Lightweight Transformer Models for On-Device Fault Detection: A Benchmark Study on Resource-Constrained Deployment

This study benchmarks traditional machine learning methods against lightweight transformer architectures for binary fault detection across three public datasets, evaluating tradeoffs between accuracy, model size, and latency.

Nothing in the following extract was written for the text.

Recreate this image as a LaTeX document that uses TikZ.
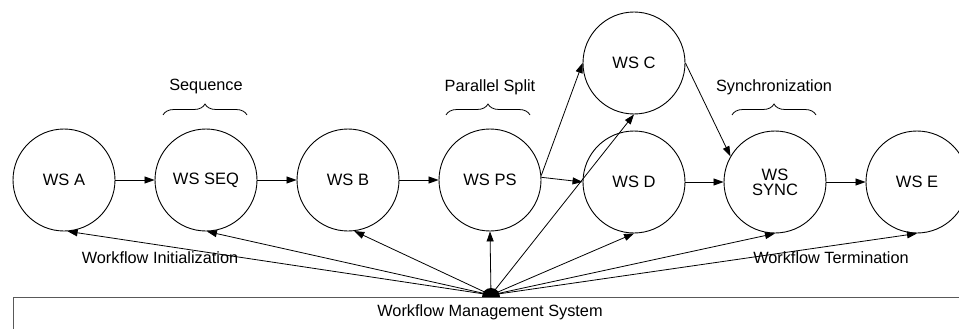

The research assesses classification performance using F1-score and AUC, while also testing INT8 dynamic quantization and a two-stage adaptive inference pipeline to optimize deployment on resource-constrained hardware.

Lightweight transformers matched traditional ML at 87.8% F1 on the C-MAPSS dataset but required 100x model size and 9000x latency.
TinyBERT-4L was identified as the most deployment-friendly transformer, with a size of 55 MB and 18 ms CPU latency.
INT8 quantization reduced model size by 25% while maintaining an F1-score of 86.9%.
An adaptive inference pipeline achieved 87.6% F1 at 19.5 ms average latency by routing 97.9% of predictions through a quantized triage model.
Both traditional and transformer methods struggled significantly on severely imbalanced datasets like SECOM and UCI-PM, highlighting limitations for extreme class imbalance.

The findings provide critical insights for deploying fault detection systems on edge devices, demonstrating that while lightweight transformers can match traditional accuracy, significant optimization is required to mitigate their high resource costs.